Well, let's say I have a very large pdf file. Inside my network via Samba, I can mearly open the file and view it, rather than copying it to a computer and then opening it. With proftpd, I have to copy the file to the remote machine outside my network first, then open/view it. Kinda like, the file is download-on-demand. The farther into the file you want to see, the more it's downloaded to the remote machine instead of downloading the entire thing first. Like if the pdf is 560 pages and you only want to see page 4, you only have to download 4 pages to see it.
I would prefer if the files opened remotely were read only, of course. And a secure loging would be nice too.
Is there any way to do this?
Thanx for te reply, sega01!!! Much appreaciated!

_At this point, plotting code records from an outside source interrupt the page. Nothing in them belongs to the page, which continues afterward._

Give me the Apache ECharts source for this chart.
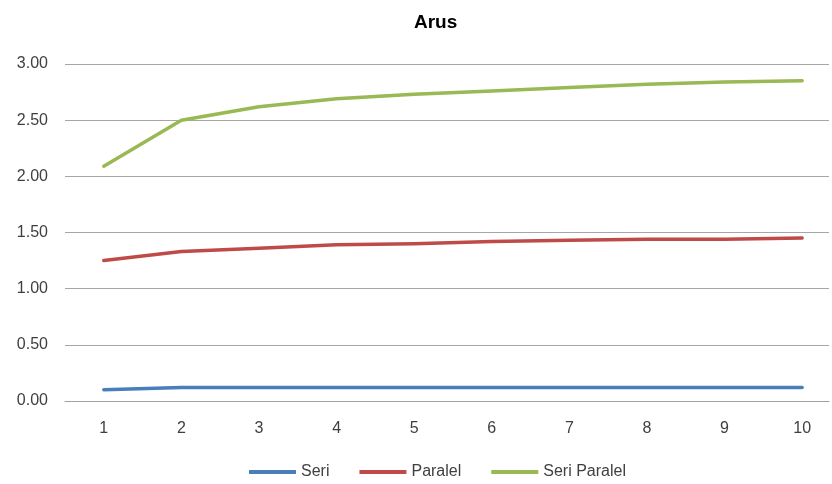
<!DOCTYPE html>
<html><head><meta charset="utf-8">
<script src="https://cdn.jsdelivr.net/npm/echarts@6/dist/echarts.min.js"></script>
<style>html,body{margin:0;padding:0;background:#fff}#c{width:832px;height:484px}</style>
</head><body><div id="c"></div>
<script>
const categories = [1,2,3,4,5,6,7,8,9,10];
const seri = [0.10,0.12,0.12,0.12,0.12,0.12,0.12,0.12,0.12,0.12];
const paralel = [1.25,1.33,1.36,1.39,1.40,1.42,1.43,1.44,1.44,1.45];
const seriParalel = [2.09,2.50,2.62,2.69,2.73,2.76,2.79,2.82,2.84,2.85];
const seriesNames = ['Seri','Paralel','Seri Paralel'];
const colors = ['#4a7ebb','#be4b48','#98b954'];

const chart = echarts.init(document.getElementById('c'));
const mk = (name, vals, color) => ({
  name, type:'line', data: categories.map((c,i)=>[c, vals[i]]), symbol:'none', smooth:false,
  lineStyle:{width:3.5, color, cap:'round', join:'round'}, itemStyle:{color}
});
chart.setOption({
  animation:false,
  title:{text:'Arus', left:409, top:8,
    textStyle:{fontFamily:'Liberation Sans', fontSize:19, fontWeight:'bold', color:'#000'}},
  grid:{left:65, right:0, top:64, height:337},
  xAxis:{type:'value', min:0.5, max:10.346, interval:0.5,
    axisLine:{show:true, lineStyle:{color:'#a0a0a0', width:1}},
    axisTick:{show:false}, splitLine:{show:false},
    axisLabel:{color:'#404040', fontFamily:'Liberation Sans', fontSize:16, margin:20,
      showMinLabel:true, showMaxLabel:true,
      formatter:v=> (Math.abs(v-Math.round(v))<1e-6) ? String(Math.round(v)) : ''}},
  yAxis:{type:'value', min:0, max:3, interval:0.5,
    axisLine:{show:false}, axisTick:{show:false},
    splitLine:{lineStyle:{color:'#a6a6a6', width:1}},
    axisLabel:{color:'#404040', fontFamily:'Liberation Sans', fontSize:16, margin:17,
      formatter:v=>v.toFixed(2)}},
  legend:{top:459, left:244, icon:'rect', itemWidth:47, itemHeight:4, itemGap:30,
    textStyle:{color:'#404040', fontFamily:'Liberation Sans', fontSize:16},
    data:seriesNames},
  series:[mk(seriesNames[0], seri, colors[0]), mk(seriesNames[1], paralel, colors[1]), mk(seriesNames[2], seriParalel, colors[2])]
});
</script></body></html>
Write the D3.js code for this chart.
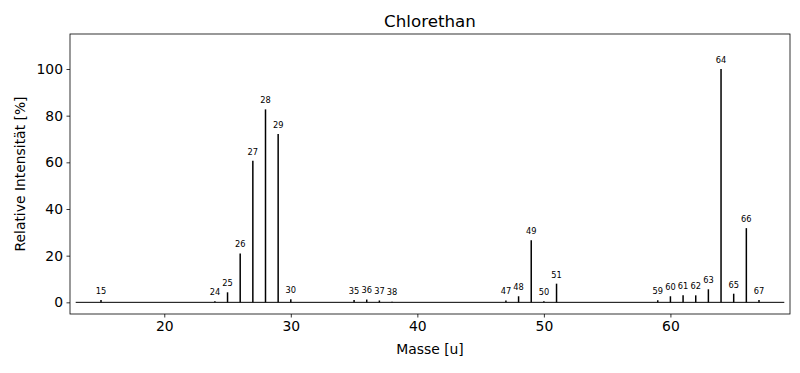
<!DOCTYPE html>
<html>
<head>
<meta charset="utf-8">
<script src="https://cdn.jsdelivr.net/npm/d3@7"></script>
<style>
  body { margin: 0; background: #fff; }
  svg { font-family: "DejaVu Sans", sans-serif; }
</style>
</head>
<body>
<div id="chart"></div>
<script>
// Massenspektrum Chlorethan
const masses = [15, 24, 25, 26, 27, 28, 29, 30, 35, 36, 37, 38, 47, 48, 49, 50, 51, 59, 60, 61, 62, 63, 64, 65, 66, 67];
const intensities = [1.0, 0.5, 4.3, 20.9, 60.7, 82.7, 72.1, 1.3, 1.0, 1.2, 0.8, 0.3, 0.8, 2.6, 26.6, 0.5, 8.0, 0.9, 2.6, 3.0, 3.0, 5.6, 100, 3.7, 31.8, 1.0];
const xTicks = [20, 30, 40, 50, 60];
const yTicks = [0, 20, 40, 60, 80, 100];

const W = 800, H = 373;
const margin = { top: 34, right: 10, bottom: 59, left: 70 };
const width = W - margin.left - margin.right,
      height = H - margin.top - margin.bottom;

const svg = d3.select('#chart').append('svg')
  .attr('width', W).attr('height', H);

const g = svg.append('g')
  .attr('transform', `translate(${margin.left},${margin.top})`);

const x = d3.scaleLinear()
  .domain([d3.min(masses) - 2.45, d3.max(masses) + 2.45])
  .range([0, width]);

const y = d3.scaleLinear()
  .domain([-5, 115])
  .range([height, 0]);

const data = masses.map((m, i) => ({ m: m, v: intensities[i] }));

// Grundlinie
g.append('line')
  .attr('x1', x(d3.min(masses) - 2)).attr('x2', x(d3.max(masses) + 2))
  .attr('y1', y(0)).attr('y2', y(0))
  .attr('stroke', 'black').attr('stroke-width', 1);

// Peaks
g.selectAll('.peak')
  .data(data)
  .enter()
  .append('line')
  .attr('class', 'peak')
  .attr('x1', d => x(d.m)).attr('x2', d => x(d.m))
  .attr('y1', y(0)).attr('y2', d => y(d.v))
  .attr('stroke', 'black')
  .attr('stroke-width', 1.5);

// Beschriftung der Peaks
g.selectAll('.lbl')
  .data(data)
  .enter()
  .append('text')
  .attr('class', 'lbl')
  .attr('x', d => x(d.m))
  .attr('y', d => y(d.v + 2) - 1.5)
  .attr('text-anchor', 'middle')
  .attr('font-family', '"DejaVu Sans Condensed", "DejaVu Sans", sans-serif')
  .attr('font-size', '9.2px')
  .attr('fill', 'black')
  .text(d => d.m);

// Achsen
const xAxis = d3.axisBottom(x).tickValues(xTicks).tickSize(3.5).tickPadding(3.5);
const yAxis = d3.axisLeft(y).tickValues(yTicks).tickSize(3.5).tickPadding(3.5);

const gx = g.append('g')
  .attr('transform', `translate(0,${height})`)
  .call(xAxis);
const gy = g.append('g').call(yAxis);

[gx, gy].forEach(a => {
  a.select('.domain').remove();
  a.selectAll('line').attr('stroke-width', 0.8);
  a.selectAll('text').attr('font-size', '13.9px').attr('fill', 'black')
    .attr('font-family', '"DejaVu Sans", sans-serif');
});

// Rahmen
g.append('rect')
  .attr('width', width).attr('height', height)
  .attr('fill', 'none').attr('stroke', 'black').attr('stroke-width', 0.8);

// Titel und Achsentitel
svg.append('text')
  .attr('x', margin.left + width / 2).attr('y', 27)
  .attr('text-anchor', 'middle')
  .attr('font-size', '16.7px')
  .text('Chlorethan');

svg.append('text')
  .attr('x', margin.left + width / 2).attr('y', 354)
  .attr('text-anchor', 'middle')
  .attr('font-size', '13.9px')
  .text('Masse [u]');

svg.append('text')
  .attr('transform', `translate(25,${margin.top + height / 2}) rotate(-90)`)
  .attr('text-anchor', 'middle')
  .attr('font-size', '13.9px')
  .text('Relative Intensität [%]');
</script>
</body>
</html>
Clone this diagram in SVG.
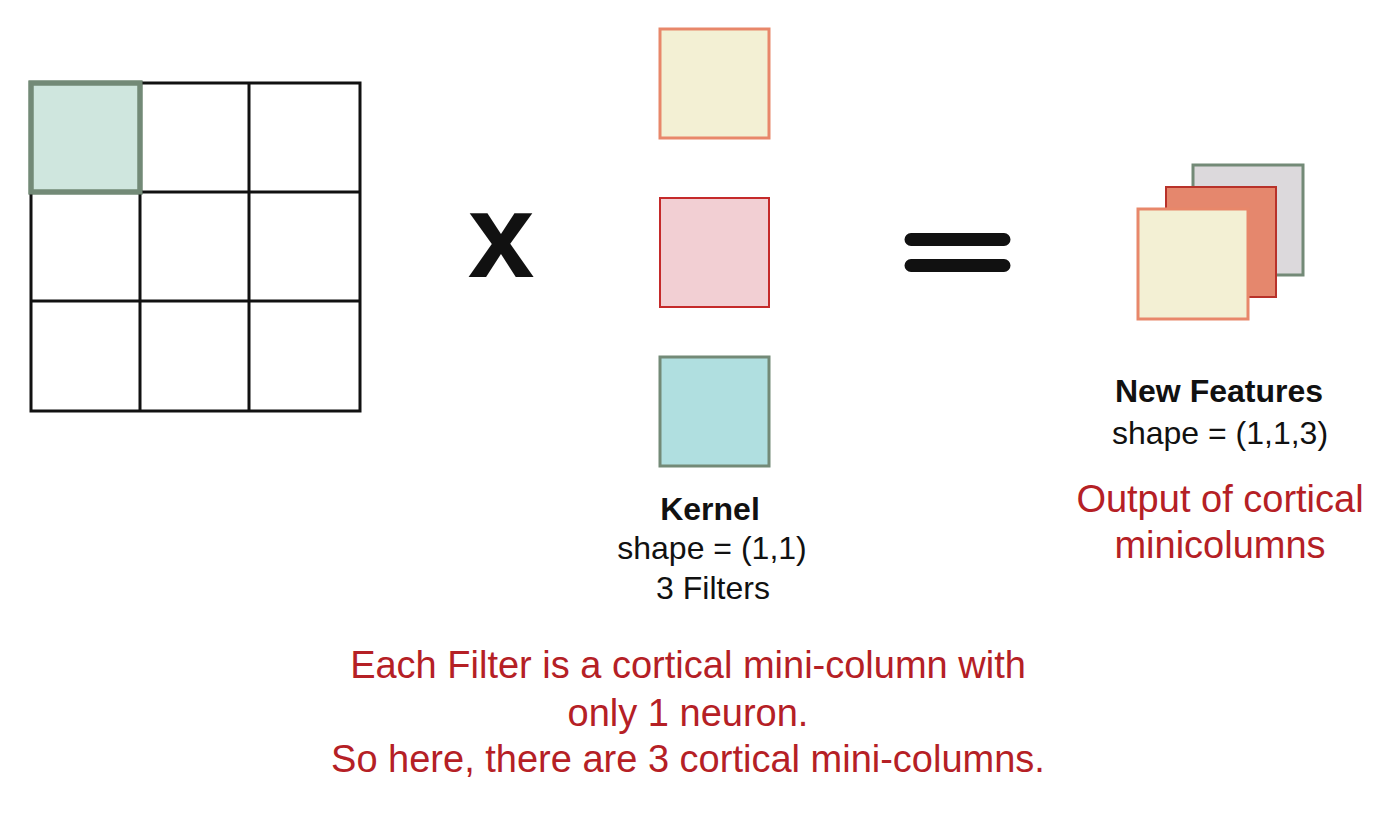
<svg xmlns="http://www.w3.org/2000/svg" width="1400" height="826" viewBox="0 0 1400 826">
<style>
.t{font-family:"Liberation Sans",Arial,sans-serif;text-anchor:middle;fill:#111}
.b{font-weight:bold}
.r{fill:#b52025;font-size:38px}
.k{font-size:32px}
.grid{stroke:#111;stroke-width:3;fill:none}
</style>
<rect width="1400" height="826" fill="#fff"/>
<g id="input-grid">
<rect x="31" y="83" width="109" height="109" fill="#cfe6de" stroke="#738a77" stroke-width="5"/>
<path class="grid" d="M140 83H360V411H31V192M140 83V411M249 83V411M140 192H360M31 301H360"/>
<path d="M31 192V83H140V192Z" fill="none" stroke="#738a77" stroke-width="5"/>
</g>
<g id="times"><text class="t b" x="501" y="277" font-size="120">x</text></g>
<g id="kernel">
<rect x="660" y="29" width="109" height="109" fill="#f3f0d4" stroke="#e8876a" stroke-width="3"/>
<rect x="660" y="198" width="109" height="109" fill="#f2cfd3" stroke="#c52a2a" stroke-width="2"/>
<rect x="660" y="357" width="109" height="109" fill="#b0dfe0" stroke="#738a77" stroke-width="3"/>
<text class="t b k" x="710" y="520">Kernel</text>
<text class="t k" x="712" y="559">shape = (1,1)</text>
<text class="t k" x="713" y="599">3 Filters</text>
</g>
<g id="equals">
<path d="M911 239.5H1004M911 265.5H1004" stroke="#111" stroke-width="13" stroke-linecap="round"/>
</g>
<g id="new-features">
<rect x="1193" y="165" width="110" height="110" fill="#dcd9dc" stroke="#738a77" stroke-width="3"/>
<rect x="1166" y="187" width="110" height="110" fill="#e5876d" stroke="#b8322a" stroke-width="2"/>
<rect x="1138" y="209" width="110" height="110" fill="#f3f0d4" stroke="#e8876a" stroke-width="3"/>
<text class="t b k" x="1219" y="402">New Features</text>
<text class="t k" x="1220" y="444">shape = (1,1,3)</text>
<text class="t r" x="1220" y="512">Output of cortical</text>
<text class="t r" x="1220" y="558">minicolumns</text>
</g>
<g id="note">
<text class="t r" x="688" y="678">Each Filter is a cortical mini-column with</text>
<text class="t r" x="688" y="726">only 1 neuron.</text>
<text class="t r" x="688" y="772">So here, there are 3 cortical mini-columns.</text>
</g>
<g id="connectors"></g>
</svg>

Last edited by AudioMechanic; 12-10-2005 at 12:12 PM.
You'd probably do best to run a Samba server so that Win clients can simply use Network Neighborhood, just as if the server was on NT. Samba is an implementation of the SMB protocol and works quite nicely.
A more secure solution, and one better for Linux to Linux would be SSH as previously mentioned. You'd simply run kghostview or acroread on the remote machine, forwarding its graphical output out to your local X server and open the PDF on the remote machine without having to download anything.

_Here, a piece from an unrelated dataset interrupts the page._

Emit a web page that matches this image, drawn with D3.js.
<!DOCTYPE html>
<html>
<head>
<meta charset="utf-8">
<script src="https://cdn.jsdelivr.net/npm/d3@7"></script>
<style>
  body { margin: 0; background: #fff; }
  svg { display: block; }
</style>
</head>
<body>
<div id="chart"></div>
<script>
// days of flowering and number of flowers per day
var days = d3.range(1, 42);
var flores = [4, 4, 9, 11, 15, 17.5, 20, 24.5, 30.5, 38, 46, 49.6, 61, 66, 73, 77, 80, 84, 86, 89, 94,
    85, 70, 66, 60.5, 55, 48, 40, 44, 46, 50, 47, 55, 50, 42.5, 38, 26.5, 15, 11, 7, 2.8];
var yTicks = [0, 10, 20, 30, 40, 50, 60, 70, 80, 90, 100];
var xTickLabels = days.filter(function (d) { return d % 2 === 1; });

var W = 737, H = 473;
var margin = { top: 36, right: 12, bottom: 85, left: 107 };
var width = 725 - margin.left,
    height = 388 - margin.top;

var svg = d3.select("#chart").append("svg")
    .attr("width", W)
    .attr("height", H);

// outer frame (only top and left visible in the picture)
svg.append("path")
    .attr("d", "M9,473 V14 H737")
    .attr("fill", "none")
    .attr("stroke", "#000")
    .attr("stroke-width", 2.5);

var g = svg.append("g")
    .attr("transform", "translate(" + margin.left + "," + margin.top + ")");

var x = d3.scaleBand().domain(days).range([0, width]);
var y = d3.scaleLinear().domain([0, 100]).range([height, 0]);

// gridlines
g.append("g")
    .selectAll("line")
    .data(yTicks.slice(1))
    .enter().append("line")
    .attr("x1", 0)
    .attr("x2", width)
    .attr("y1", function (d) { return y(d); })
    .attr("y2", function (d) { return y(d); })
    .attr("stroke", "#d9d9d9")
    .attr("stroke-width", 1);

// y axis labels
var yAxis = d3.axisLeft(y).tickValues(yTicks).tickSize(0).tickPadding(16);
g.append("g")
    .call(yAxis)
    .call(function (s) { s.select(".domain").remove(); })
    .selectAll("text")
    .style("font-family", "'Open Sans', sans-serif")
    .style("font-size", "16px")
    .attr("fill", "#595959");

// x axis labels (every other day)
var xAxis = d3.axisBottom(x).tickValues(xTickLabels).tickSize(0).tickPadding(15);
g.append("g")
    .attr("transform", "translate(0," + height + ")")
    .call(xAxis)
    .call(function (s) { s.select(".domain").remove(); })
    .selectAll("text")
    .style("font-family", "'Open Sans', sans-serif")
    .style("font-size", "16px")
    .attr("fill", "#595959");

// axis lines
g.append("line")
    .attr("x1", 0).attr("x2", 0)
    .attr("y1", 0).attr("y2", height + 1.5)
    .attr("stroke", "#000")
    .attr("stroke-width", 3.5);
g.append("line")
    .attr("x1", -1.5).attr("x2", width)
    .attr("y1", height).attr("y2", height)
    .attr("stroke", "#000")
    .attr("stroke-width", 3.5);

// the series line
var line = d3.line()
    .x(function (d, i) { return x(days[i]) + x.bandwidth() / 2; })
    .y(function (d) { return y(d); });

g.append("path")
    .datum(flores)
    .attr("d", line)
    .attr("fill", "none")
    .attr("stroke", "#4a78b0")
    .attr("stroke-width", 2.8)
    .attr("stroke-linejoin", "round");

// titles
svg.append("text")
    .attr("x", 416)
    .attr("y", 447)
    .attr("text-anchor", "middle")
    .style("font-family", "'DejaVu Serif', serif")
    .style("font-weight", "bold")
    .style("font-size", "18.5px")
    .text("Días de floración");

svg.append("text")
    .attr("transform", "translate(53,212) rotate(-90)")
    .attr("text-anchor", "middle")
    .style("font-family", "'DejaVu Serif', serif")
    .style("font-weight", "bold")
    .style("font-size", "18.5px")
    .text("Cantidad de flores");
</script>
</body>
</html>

It's possible to implement the second solution for Win, btw, but it requires additional software. PuTTY for one allows you to use SSH in Win, but for X forwarding you'd need to get an X11 server for Win. All things considered it'd probably easier just to use VNC at that point.
I also meant to include in my previous post that some of the files are also media. Video, audio and the like. Can SSH handle those? I use Putty at work but not for SSH. Just regular telnet sessions to Unix servers and AS/400's.
Can Samba be run over the internet? I have Samba setup for my internal network already and it works great. Something like how Samba works in the internal network only outside across the internet would be perfect. What kind of security risks would I be running into by using Samba outside the network if it's possible?
Thank you for the reply, tk31337! Much appreaciated info!